In fact, on May 16, when the bill was killed, she wept. Once the bill was shut down, some of the reporters, including myself had rushed to the National Assembly lobby to observe what was happening outside the hallowed chamber.
There, Mama Bakassi stood, unable to comprehend what has just happened, telling one of the senators who stood with her that “you guys have done your worst.” And as she was saying that, her eyes were red, filled with tears.

Before Mantu died, he told some of us how the presidency mobilised against him, ensuring he lost his bid to return to the Senate in 2007, because it believed the then flamboyant Plateau-born federal lawmaker bungled the third term project.
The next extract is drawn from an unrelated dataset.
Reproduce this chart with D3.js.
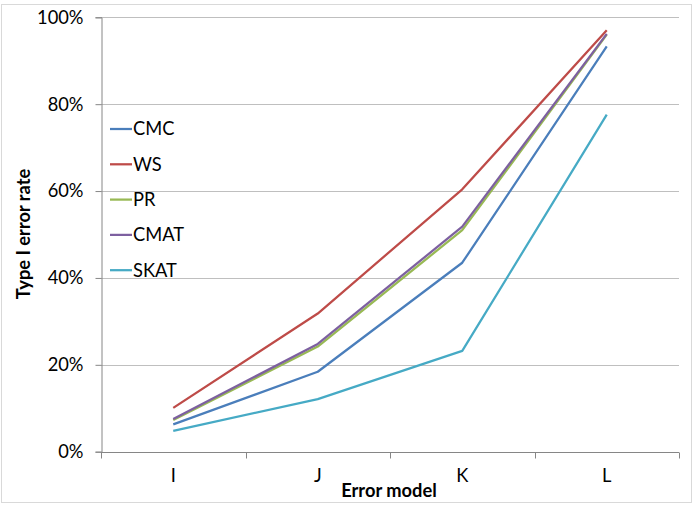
<!DOCTYPE html>
<html>
<head>
<meta charset="utf-8">
<script src="https://cdn.jsdelivr.net/npm/d3@7"></script>
<style>
  body { margin: 0; background: #fff; }
  svg text { font-family: Lato, "Open Sans", sans-serif; fill: #000; }
</style>
</head>
<body>
<svg id="chart" width="699" height="509"></svg>
<script>
const categories = ["I", "J", "K", "L"];
const seriesNames = ["CMC", "WS", "PR", "CMAT", "SKAT"];
const CMC  = [0.063, 0.184, 0.435, 0.933];
const WS   = [0.101, 0.318, 0.604, 0.970];
const PR   = [0.073, 0.242, 0.510, 0.960];
const CMAT = [0.075, 0.248, 0.518, 0.962];
const SKAT = [0.048, 0.121, 0.232, 0.776];
const yTicks = [0, 0.2, 0.4, 0.6, 0.8, 1.0];
const colors = ["#4a7ebb", "#be4b48", "#98b954", "#7d60a0", "#46aac5"];

const series = [CMC, WS, PR, CMAT, SKAT];
const svg = d3.select("#chart");
const fs = "18.3px";

// outer border
svg.append("rect").attr("x", 1.5).attr("y", 4.5).attr("width", 690).attr("height", 498)
  .attr("fill", "none").attr("stroke", "#d9d9d9").attr("stroke-width", 1);

const pLeft = 101, pRight = 679, pTop = 17.3, pBottom = 451.7;
const x = d3.scaleBand().domain(categories).range([pLeft, pRight]).padding(0);
const y = d3.scaleLinear().domain([0, 1]).range([pBottom, pTop]);

// gridlines
svg.append("g").selectAll("line").data(yTicks.slice(1)).join("line")
  .attr("x1", pLeft).attr("x2", pRight)
  .attr("y1", d => Math.round(y(d)) + 0.5).attr("y2", d => Math.round(y(d)) + 0.5)
  .attr("stroke", "#bfbfbf").attr("stroke-width", 1);

// y axis
const yAxis = svg.append("g").attr("transform", `translate(${pLeft + 0.5},0)`)
  .call(d3.axisLeft(y).tickValues(yTicks).tickFormat(d3.format(".0%")).tickSize(6).tickPadding(12));
yAxis.select(".domain").attr("stroke", "#868686");
yAxis.selectAll(".tick line").attr("stroke", "#868686");
yAxis.selectAll("text").style("font-size", fs).attr("fill", "#000");

// x axis
const xAxis = svg.append("g").attr("transform", `translate(0,${Math.round(pBottom) + 0.5})`)
  .call(d3.axisBottom(x).tickSize(0).tickPadding(17));
xAxis.select(".domain").attr("stroke", "#868686").attr("d", `M${pLeft},0H${pRight}`);
xAxis.selectAll("text").style("font-size", fs).attr("fill", "#000");
// category boundary ticks
const bounds = categories.map(c => x(c)).concat([pRight]);
xAxis.append("g").selectAll("line").data(bounds).join("line")
  .attr("x1", d => Math.round(d) + 0.5).attr("x2", d => Math.round(d) + 0.5)
  .attr("y1", 0).attr("y2", 6).attr("stroke", "#868686");

// lines
const line = d3.line().x((d, i) => x(categories[i]) + x.bandwidth() / 2).y(d => y(d));
svg.append("g").selectAll("path").data(series).join("path")
  .attr("d", d => line(d)).attr("fill", "none")
  .attr("stroke", (d, i) => colors[i]).attr("stroke-width", 2.25)
  .attr("stroke-linejoin", "round");

// legend
const lg = svg.append("g");
seriesNames.forEach((n, i) => {
  const yy = 129 + i * 35.3;
  lg.append("line").attr("x1", 110).attr("x2", 132).attr("y1", yy).attr("y2", yy)
    .attr("stroke", colors[i]).attr("stroke-width", 2.25);
  lg.append("text").attr("x", 133).attr("y", yy).attr("dy", "0.35em")
    .style("font-size", fs).text(n);
});

// axis titles
svg.append("text").attr("transform", "translate(30,234) rotate(-90)")
  .attr("text-anchor", "middle").style("font-size", fs).style("font-weight", "bold")
  .text("Type I error rate");
svg.append("text").attr("x", 389).attr("y", 497).attr("text-anchor", "middle")
  .style("font-size", fs).style("font-weight", "bold").text("Error model");
</script>
</body>
</html>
In fact, in the Villa, the then Chief of Staff to the President, Major General Abdullahi Mohammed (rtd), who had watched what transpired on the floor of the senate from the TV, was said to have called the then Secretary to the Government of the Federation (SGF), Chief Uffot Ekaette, saying “I hope you are watching AIT, dem don dabaru am o! (They’ve scuttled everything),” and went further to ask the SGF “how are we going to tell the man now?” The man being referred to here was Baba Obasanjo, who was on a one-day visit to France at the time.
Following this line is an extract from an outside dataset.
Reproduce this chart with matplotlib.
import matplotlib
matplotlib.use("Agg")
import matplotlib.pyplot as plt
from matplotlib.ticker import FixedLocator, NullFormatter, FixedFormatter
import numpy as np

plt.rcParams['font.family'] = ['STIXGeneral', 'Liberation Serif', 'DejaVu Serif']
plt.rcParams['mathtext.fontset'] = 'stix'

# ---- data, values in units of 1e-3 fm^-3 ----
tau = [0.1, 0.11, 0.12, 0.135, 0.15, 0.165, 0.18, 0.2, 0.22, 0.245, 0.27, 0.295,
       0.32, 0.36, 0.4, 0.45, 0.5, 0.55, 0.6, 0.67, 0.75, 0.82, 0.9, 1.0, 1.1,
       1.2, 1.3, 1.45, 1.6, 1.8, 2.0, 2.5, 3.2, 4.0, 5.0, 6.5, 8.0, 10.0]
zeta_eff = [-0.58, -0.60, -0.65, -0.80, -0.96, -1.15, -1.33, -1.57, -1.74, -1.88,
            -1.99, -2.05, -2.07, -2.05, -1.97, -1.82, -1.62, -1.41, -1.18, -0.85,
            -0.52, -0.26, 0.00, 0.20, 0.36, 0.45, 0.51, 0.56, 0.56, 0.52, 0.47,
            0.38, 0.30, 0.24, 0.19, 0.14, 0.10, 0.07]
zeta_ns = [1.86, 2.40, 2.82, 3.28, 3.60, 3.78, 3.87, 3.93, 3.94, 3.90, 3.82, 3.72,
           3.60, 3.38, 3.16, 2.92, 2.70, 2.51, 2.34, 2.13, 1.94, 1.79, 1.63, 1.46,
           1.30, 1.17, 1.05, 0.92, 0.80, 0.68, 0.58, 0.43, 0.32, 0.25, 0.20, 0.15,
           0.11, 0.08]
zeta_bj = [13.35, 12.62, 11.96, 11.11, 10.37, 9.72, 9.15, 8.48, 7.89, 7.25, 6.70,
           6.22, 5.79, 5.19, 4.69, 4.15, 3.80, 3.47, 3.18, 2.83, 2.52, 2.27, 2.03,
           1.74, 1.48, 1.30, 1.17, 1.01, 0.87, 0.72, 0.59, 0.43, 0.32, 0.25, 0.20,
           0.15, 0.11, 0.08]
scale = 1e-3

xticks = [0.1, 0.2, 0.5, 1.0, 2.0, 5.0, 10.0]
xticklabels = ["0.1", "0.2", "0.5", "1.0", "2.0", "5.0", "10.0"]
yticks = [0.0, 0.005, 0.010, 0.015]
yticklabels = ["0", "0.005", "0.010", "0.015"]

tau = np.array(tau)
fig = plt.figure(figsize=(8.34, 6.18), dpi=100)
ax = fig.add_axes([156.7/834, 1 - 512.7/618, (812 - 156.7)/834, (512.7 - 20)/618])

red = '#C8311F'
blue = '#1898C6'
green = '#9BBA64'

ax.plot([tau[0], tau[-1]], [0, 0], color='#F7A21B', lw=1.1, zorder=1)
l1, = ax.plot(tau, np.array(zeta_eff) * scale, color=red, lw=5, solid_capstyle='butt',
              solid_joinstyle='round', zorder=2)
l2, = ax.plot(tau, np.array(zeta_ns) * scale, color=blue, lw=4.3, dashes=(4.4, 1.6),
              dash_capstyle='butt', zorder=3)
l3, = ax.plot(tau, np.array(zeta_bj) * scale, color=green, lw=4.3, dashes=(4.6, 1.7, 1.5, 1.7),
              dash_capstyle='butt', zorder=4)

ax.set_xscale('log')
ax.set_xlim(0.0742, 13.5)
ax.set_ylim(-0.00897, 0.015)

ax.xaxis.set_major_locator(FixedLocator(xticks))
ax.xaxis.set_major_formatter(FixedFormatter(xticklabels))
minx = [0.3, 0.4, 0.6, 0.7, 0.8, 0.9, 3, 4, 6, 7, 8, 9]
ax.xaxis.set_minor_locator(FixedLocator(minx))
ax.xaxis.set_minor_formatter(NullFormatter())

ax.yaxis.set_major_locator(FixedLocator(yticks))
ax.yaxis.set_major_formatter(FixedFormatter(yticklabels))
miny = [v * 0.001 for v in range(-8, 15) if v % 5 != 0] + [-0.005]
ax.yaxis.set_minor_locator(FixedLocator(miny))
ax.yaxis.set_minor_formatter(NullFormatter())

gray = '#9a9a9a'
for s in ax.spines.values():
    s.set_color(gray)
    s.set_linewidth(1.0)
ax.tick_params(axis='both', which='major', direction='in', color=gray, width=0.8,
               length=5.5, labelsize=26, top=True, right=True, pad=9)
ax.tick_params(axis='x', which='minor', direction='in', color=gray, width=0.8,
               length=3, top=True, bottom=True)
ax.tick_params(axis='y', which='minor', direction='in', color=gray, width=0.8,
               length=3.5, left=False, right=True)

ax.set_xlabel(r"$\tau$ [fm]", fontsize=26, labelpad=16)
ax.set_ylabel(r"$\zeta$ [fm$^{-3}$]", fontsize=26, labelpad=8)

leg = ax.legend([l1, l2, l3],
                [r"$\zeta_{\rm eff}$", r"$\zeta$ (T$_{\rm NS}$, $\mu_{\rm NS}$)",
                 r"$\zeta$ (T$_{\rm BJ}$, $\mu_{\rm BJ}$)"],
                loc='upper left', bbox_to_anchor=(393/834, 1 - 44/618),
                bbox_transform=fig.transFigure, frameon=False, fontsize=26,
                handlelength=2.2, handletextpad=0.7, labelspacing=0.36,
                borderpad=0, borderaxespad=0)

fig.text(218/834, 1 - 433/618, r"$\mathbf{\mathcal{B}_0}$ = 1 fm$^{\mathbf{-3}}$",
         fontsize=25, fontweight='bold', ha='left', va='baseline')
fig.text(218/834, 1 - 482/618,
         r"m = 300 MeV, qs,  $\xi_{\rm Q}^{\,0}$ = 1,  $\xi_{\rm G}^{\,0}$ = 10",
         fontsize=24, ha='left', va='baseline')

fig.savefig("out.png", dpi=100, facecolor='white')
Although those Senators who held meetings behind closed doors cannot come out today to say ‘so and so were there.’ But the truth remains: they know themselves, and some of us also know them. That is why, instead of insulting the sensibilities of Nigerians, Baba Obasanjo should either keep quiet or apologise for putting the country through that avoidable and harrowing experience. He unleashed the late President Yar’Adua on us because we denied him a third term. The late Audu Ogbeh told me in 2010, shortly before Yar’Adua’s death that if they had known, they probably would have allowed Obasanjo do the third term. He acknowledged the fact that Baba Obasanjo’s capacity for work is unequalled.

I know that the political arena is not a mosque or church, but a place where intrigues and half-truths prevail, a place where things are neither black or white, but all in shape of grey. But Baba Obasanjo can and should do better on this issue of third term. I rest my case for now.